Why the Numbers Keep Rising

The steady climb in autism prevalence over the past two decades is one of the most common sources of confusion. The increase is driven primarily by changes in how autism is defined, recognized, and diagnosed rather than by a true surge in the condition itself.

When the diagnostic manual shifted from its fourth edition to its fifth (DSM-5) in 2013, several previously separate diagnoses, including Asperger’s syndrome and pervasive developmental disorder not otherwise specified, were folded into a single autism spectrum disorder category.
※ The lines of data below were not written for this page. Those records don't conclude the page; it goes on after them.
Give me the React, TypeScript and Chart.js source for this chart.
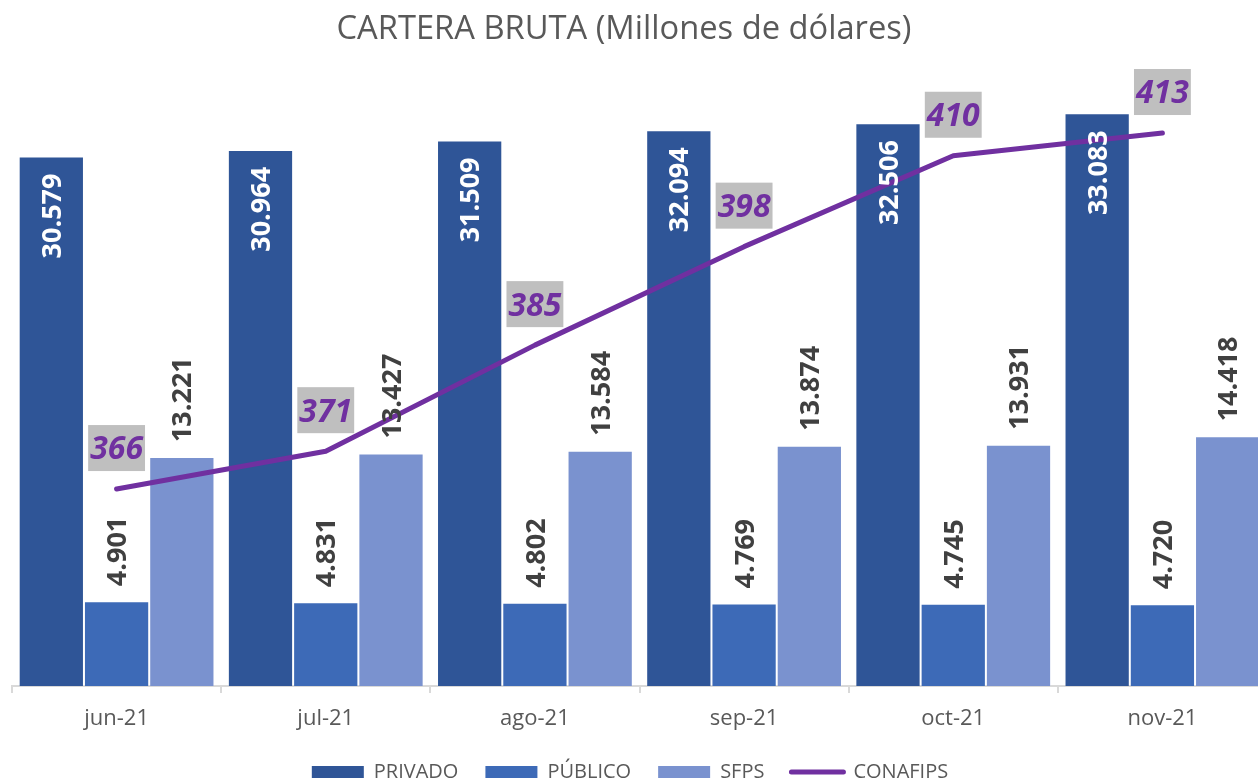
import React, { useEffect, useRef } from "react";
import { Chart, registerables } from "chart.js";

Chart.register(...registerables);

const titleText = "CARTERA BRUTA (Millones de dólares)";
const categories = ["jun-21", "jul-21", "ago-21", "sep-21", "oct-21", "nov-21"];
const seriesNames = ["PRIVADO", "PÚBLICO", "SFPS", "CONAFIPS"];
const privado = [30579, 30964, 31509, 32094, 32506, 33083];
const publico = [4901, 4831, 4802, 4769, 4745, 4720];
const sfps = [13221, 13427, 13584, 13874, 13931, 14418];
const conafips = [366, 371, 385, 398, 410, 413];

const FONT = "'Open Sans'";

function fmtThousands(v: number): string {
  return String(Math.round(v)).replace(/\B(?=(\d{3})+(?!\d))/g, ".");
}

const labelPlugin = {
  id: "valueLabels",
  afterDatasetsDraw(chart: any) {
    const ctx = chart.ctx as CanvasRenderingContext2D;
    ctx.save();
    const fs = 27;
    ctx.font = `bold ${fs}px ${FONT}`;
    [0, 1, 2].forEach((di) => {
      const meta = chart.getDatasetMeta(di);
      const data = chart.data.datasets[di].data as number[];
      meta.data.forEach((bar: any, i: number) => {
        const text = fmtThousands(data[i]);
        ctx.save();
        ctx.translate(bar.x, bar.y + (di === 0 ? 17 : -15));
        ctx.rotate(-Math.PI / 2);
        ctx.textAlign = di === 0 ? "right" : "left";
        ctx.textBaseline = "alphabetic";
        ctx.fillStyle = di === 0 ? "#FFFFFF" : "#404040";
        ctx.fillText(text, 0, fs * 0.357);
        ctx.restore();
      });
    });
    const lmeta = chart.getDatasetMeta(3);
    const ldata = chart.data.datasets[3].data as number[];
    const lf = 32;
    ctx.font = `italic bold ${lf}px ${FONT}`;
    lmeta.data.forEach((pt: any, i: number) => {
      const text = String(ldata[i]);
      const w = ctx.measureText(text).width + 4;
      const h = 46;
      const bottom = pt.y - 18;
      ctx.fillStyle = "#BFBFBF";
      ctx.fillRect(pt.x - w / 2, bottom - h, w, h);
      ctx.fillStyle = "#7030A0";
      ctx.textAlign = "center";
      ctx.textBaseline = "alphabetic";
      ctx.fillText(text, pt.x, bottom - h / 2 + lf * 0.357);
    });
    ctx.restore();
  },
};

export default function App() {
  const ref = useRef<HTMLCanvasElement>(null);

  useEffect(() => {
    if (!ref.current) return;
    const barCommon = {
      type: "bar" as const,
      yAxisID: "y",
      order: 1,
      borderWidth: 1,
      borderColor: "rgba(255,255,255,0.18)",
      categoryPercentage: 0.936,
      barPercentage: 1,
    };
    const chart = new Chart(ref.current, {
      type: "bar",
      data: {
        labels: categories,
        datasets: [
          { ...barCommon, label: seriesNames[0], data: privado, backgroundColor: "#2F5597" },
          { ...barCommon, label: seriesNames[1], data: publico, backgroundColor: "#3D6AB7" },
          { ...barCommon, label: seriesNames[2], data: sfps, backgroundColor: "#7A92CF" },
          {
            type: "line",
            label: seriesNames[3],
            data: conafips,
            yAxisID: "y1",
            order: 0,
            borderColor: "#7030A0",
            backgroundColor: "#7030A0",
            borderWidth: 5,
            borderCapStyle: "round",
            borderJoinStyle: "round",
            pointRadius: 0,
            tension: 0,
          } as any,
        ],
      },
      options: {
        responsive: false,
        animation: false,
        layout: { padding: { left: 0, right: 0, top: 80, bottom: 0 } },
        scales: {
          x: {
            afterFit: (scale: any) => {
              scale.height = 49;
            },
            grid: {
              display: true,
              drawOnChartArea: false,
              drawTicks: true,
              tickLength: 7,
              color: "#D9D9D9",
              lineWidth: 2,
            },
            border: { display: true, color: "#D9D9D9", width: 2 },
            ticks: {
              color: "#595959",
              font: { family: FONT, size: 22 },
              padding: 13,
            },
          },
          y: {
            display: true,
            min: 0,
            max: 35000,
            position: "left",
            grid: { display: false },
            border: { display: false },
            ticks: { display: false },
            afterFit: (scale: any) => {
              scale.width = 19;
            },
          },
          y1: { display: false, min: 340, max: 420, position: "right" },
        },
        plugins: {
          title: { display: false },
          tooltip: { enabled: false },
          legend: {
            position: "bottom",
            labels: {
              usePointStyle: true,
              pointStyleWidth: 52,
              boxHeight: 12,
              padding: 27,
              color: "#595959",
              font: { family: FONT, size: 20 },
              sort: (a: any, b: any) => a.datasetIndex - b.datasetIndex,
              generateLabels(ch: any) {
                const items = (Chart.defaults.plugins.legend.labels as any).generateLabels(ch);
                items.forEach((it: any) => {
                  if (it.datasetIndex < 3) {
                    it.pointStyle = "rect";
                    it.lineWidth = 0;
                    it.strokeStyle = it.fillStyle;
                  } else {
                    it.pointStyle = "line";
                    it.lineWidth = 5;
                    it.lineCap = "round";
                    it.strokeStyle = "#7030A0";
                  }
                });
                return items;
              },
            },
          },
        },
      },
      plugins: [labelPlugin],
    });
    return () => chart.destroy();
  }, []);

  return (
    <div
      style={{
        position: "absolute",
        left: 0,
        top: 0,
        width: 1258,
        height: 783,
        overflow: "hidden",
        background: "#FFFFFF",
      }}
    >
      <canvas
        ref={ref}
        width={1274}
        height={792}
        style={{ position: "absolute", left: -7, top: 0, width: 1274, height: 792 }}
      />
      <div
        style={{
          position: "absolute",
          left: 0,
          top: 8,
          width: 1248,
          textAlign: "center",
          fontFamily: FONT,
          fontSize: 32.7,
          lineHeight: "38px",
          color: "#595959",
        }}
      >
        {titleText}
      </div>
    </div>
  );
}
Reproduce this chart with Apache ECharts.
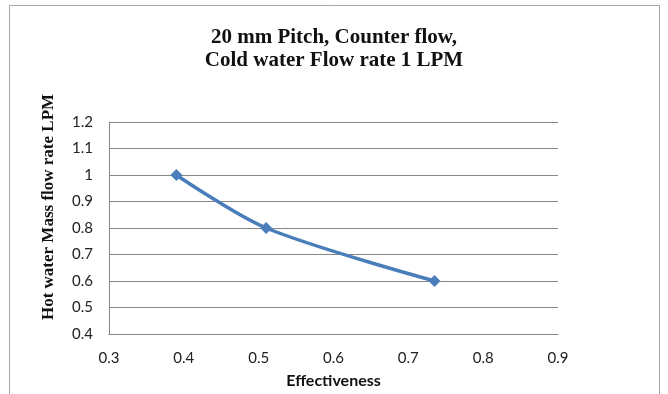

Research comparing the two systems found that roughly 9% to 54% of people diagnosed under the older criteria wouldn’t meet the newer ones, with a median of about 30%. But the broader public awareness that came with the DSM-5 era, combined with better screening tools and expanded access, has more than offset any narrowing of the clinical definition.

Greater screening in communities of color, increased recognition in girls, and a growing willingness among adults to seek evaluation have all contributed to the rising numbers. Each time the CDC updates its estimates, the increase primarily reflects people who were always autistic but are now being identified.

Economic Scale

The financial impact of autism in the U.S. is substantial. A CDC-published forecast estimated that combined costs, including medical care, support services, and lost productivity, would reach approximately $461 billion annually by 2025. That figure represents roughly 1.6% of the nation’s GDP. The range of estimates is wide, from $276 billion to over $1 trillion, depending on assumptions about prevalence and per-person costs. These numbers encompass not just healthcare but also special education, workplace accommodations, and the economic impact on family caregivers who reduce work hours or leave jobs entirely.